We really are going to have to take Polly Toynbee out and beat her about the head. Hard. In her latest party election broadcast for the Labour party, she says:

Few ever hear how unlike Cameron speeches real Conservatives in action are. Tories are promising tax and spending cuts up and down the country if they win... In some places voting Lib Dem is the best anti-Tory tactic - but then from Birmingham to Redcar, Camden to Cumbria, the promiscuous Lib Dems keep Tories in power, so check out what kind of Lib Dems you vote for.

Thank you for mentioning Birmingham, the single best example of why ejecting Labour does actually work. After twenty years of one-party rule, Labour was turfed out here in 2004. The Conservative-Lib Dem coalition represents the majority of the voters (something Labour could never claim in its two decades), and is handling the few matters still devolved to local government with a finesse and a dexterity that the squabbling red party could never manage.

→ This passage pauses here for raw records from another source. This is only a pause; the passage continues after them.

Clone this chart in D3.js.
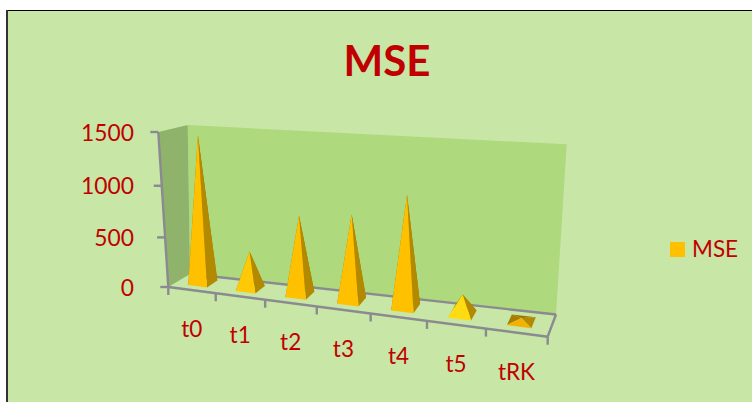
<!DOCTYPE html>
<html>
<head>
<meta charset="utf-8">
<script src="https://cdn.jsdelivr.net/npm/d3@7"></script>
<style>
html,body{margin:0;padding:0;background:#fff}
svg{display:block}
text{font-family:Lato,"Open Sans",sans-serif;fill:#c00000}
</style>
</head>
<body>
<svg id="chart" width="752" height="402"></svg>
<script>
const categories = ["t0","t1","t2","t3","t4","t5","tRK"];
const mseValues = [1450, 375, 770, 825, 1045, 185, 30];
const valueTicks = [0, 500, 1000, 1500];
const seriesName = "MSE";

const svg = d3.select("#chart");

// Chart area panel
svg.append("rect").attr("x",7).attr("y",10.5).attr("width",746).attr("height",393)
  .attr("fill","#c8e6a6").attr("stroke","#000").attr("stroke-width",1);
svg.append("rect").attr("x",6).attr("y",10).attr("width",2).attr("height",392).attr("fill","#333");

// Corners of the 3D box in screen space
const floorFL=[168.3,287], floorFR=[547.7,336.7], floorBR=[556,314.5], floorBL=[190,274];
const riseFL=[-10,-155], riseFR=[3,-176], riseBR=[10.7,-170.2], riseBL=[-2.3,-149];

const lerp=(a,b,t)=>[a[0]+(b[0]-a[0])*t,a[1]+(b[1]-a[1])*t];

// Foreshortening along the category and value axes
const foreshorten=c=>t=>t/(1+c*(1-t));
const warpU=foreshorten(1/6), warpH=foreshorten(1/16);

const band=d3.scaleBand().domain(categories).range([0,1]).paddingInner(.6).paddingOuter(.3);
const heightScale=d3.scaleLinear().domain([0,1500]).range([0,1]);

// u: along categories, v: depth (0 front, 1 back), value: height
function project(u,v,value){
  const w=warpU(u);
  const base=lerp(lerp(floorFL,floorFR,w),lerp(floorBL,floorBR,w),v);
  const rise=lerp(lerp(riseFL,riseFR,w),lerp(riseBL,riseBR,w),v);
  const h=warpH(heightScale(value));
  return [base[0]+rise[0]*h,base[1]+rise[1]*h];
}
const poly=pts=>pts.map(p=>p.map(n=>n.toFixed(2)).join(",")).join(" ");

// Walls
svg.append("polygon").attr("fill","#aed97d")
  .attr("points",poly([project(0,1,0),project(1,1,0),project(1,1,1500),project(0,1,1500)]));
svg.append("polygon").attr("fill","#8fb36b")
  .attr("points",poly([project(0,0,0),project(0,1,0),project(0,1,1500),project(0,0,1500)]));

// Floor edges and axis lines
const axisStyle=s=>s.attr("stroke","#8a8a90").attr("stroke-width",2.4).attr("fill","none");
const line=d3.line();
const edge=(a,b)=>axisStyle(svg.append("path").attr("d",line([a,b])));
edge(project(0,1,0),project(1,1,0));
edge(project(1,0,0),project(1,1,0));
edge(project(0,0,0),project(1,0,0));
edge(project(0,0,0),project(0,0,1500));

// Value axis ticks and labels
valueTicks.forEach(t=>{
  const p=project(0,0,t);
  edge([p[0]-8,p[1]],p);
  svg.append("text").attr("x",134).attr("y",p[1]+8.5).attr("text-anchor","end")
    .attr("font-size",22.8).text(d3.format("d")(t));
});

// Category axis ticks and labels
const step=band.step();
d3.range(categories.length+1).forEach(i=>{
  const p=project(i*step,0,0);
  edge(p,[p[0],p[1]+8]);
});
categories.forEach(c=>{
  const u=band(c)+band.bandwidth()/2;
  const p=project(u,0,0);
  svg.append("text").attr("x",p[0]).attr("y",p[1]+47).attr("text-anchor","middle")
    .attr("font-size",22.5).text(c);
});

// Pyramids
const frontColor=d3.scaleLinear().domain([30,170,350,700])
  .range(["#f4b200","#ffdc12","#ffcb05","#ffc000"]).clamp(true);
const depthFront=.28, depthBack=.78;
categories.forEach((c,i)=>{
  const u0=band(c), u1=u0+band.bandwidth(), um=(u0+u1)/2, vm=(depthFront+depthBack)/2;
  const fl=project(u0,depthFront,0), fr=project(u1,depthFront,0),
        br=project(u1,depthBack,0), bl=project(u0,depthBack,0),
        apex=project(um,vm,mseValues[i]);
  const front=frontColor(mseValues[i]);
  const g=svg.append("g");
  g.append("polygon").attr("points",poly([bl,br,apex])).attr("fill","#9a7400");
  g.append("polygon").attr("points",poly([fl,bl,apex])).attr("fill","#a67f00");
  g.append("polygon").attr("points",poly([fr,br,apex])).attr("fill","#b38900");
  g.append("polygon").attr("points",poly([fl,fr,apex])).attr("fill",front);
});

// Title
svg.append("text").attr("x",387).attr("y",76).attr("text-anchor","middle")
  .attr("font-size",42).attr("font-weight",700).text(seriesName);

// Legend
svg.append("rect").attr("x",670).attr("y",242).attr("width",15).attr("height",15).attr("fill","#ffc000");
svg.append("text").attr("x",692).attr("y",257).attr("font-size",22.5).text(seriesName);
</script>
</body>
</html>
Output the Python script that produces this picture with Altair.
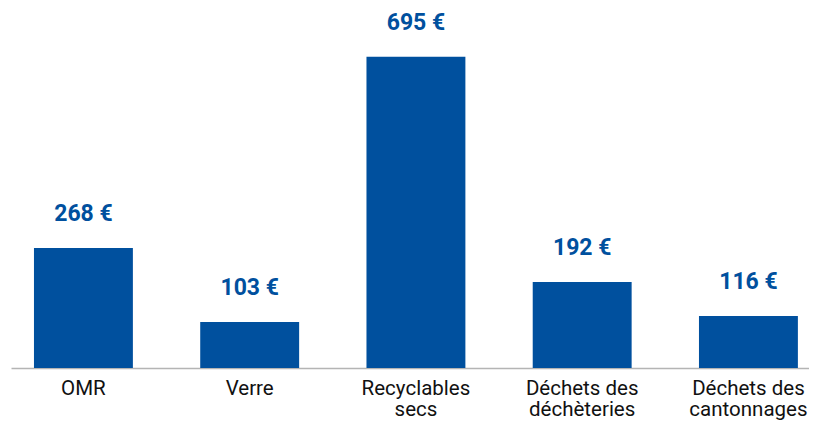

Will a Labour wipeout make the next Labour regime turn left, or frighten them into caution? New Labour was born out of fear of the voter, seeing any setback as rejection of the left. What else are they to think if Labour keeps losing to the right?

Read our lips. Gordon Brown is a loser. L-O-S-E-R. His policies will be a mere footnote when historians draw breath from the constitutional turmoil created by the Badly Hung Parliaments of 2010, 2011, and 2013. What he thinks is a mere irritation; it's the multiplicity of smaller parties and special interest groups that will rise up under proportional representation that will feel the hand of history. Still, Polly's lack of perspective is only to be expected from an intellectual pygmy.

A mighty Labour thumping will only foster fears that there is indeed some ineluctable rightward tide.

Only amongst those who want to believe that there are bogey monsters under every bed, and that behind every silver lining is a dark cloud just waiting to get out. A group that includes Aunt Polly Toynbee, and that includes Gordon Broon. The old miseryguts is his own worst nightmare.

For a more sensible view, we turn to Rachel Sylvester in the Torygraph.

As Prime Minister, Mr Blair has made some monumental misjudgments - the war in Iraq, and the decision that political donations should, before the last election, be secretly turned into loans are two. His Government has, by his own admission, failed to live up to its over-inflated promises to transform the public services. He has faffed around with trivia - a ban on hunting and a house-seller's pack (first promised in 1996 and still not implemented) - rather than pressing ahead with things that affect people's everyday lives.

But, love him or loathe him, Mr Blair has one big achievement that cannot be denied: he has shifted the centre of gravity in British politics. There is now support across the political spectrum for the minimum wage, a publicly funded NHS, civil partnerships, House of Lords reform, childcare improvements and environmental reforms.

We suspect that Mr. Blair's much-vaunted legacy will be the squandered mandate. He had backing from the country to Do Something Different. Not only did he not Do Something Different, but he did The Same Thing, Only Without Any Common Sense.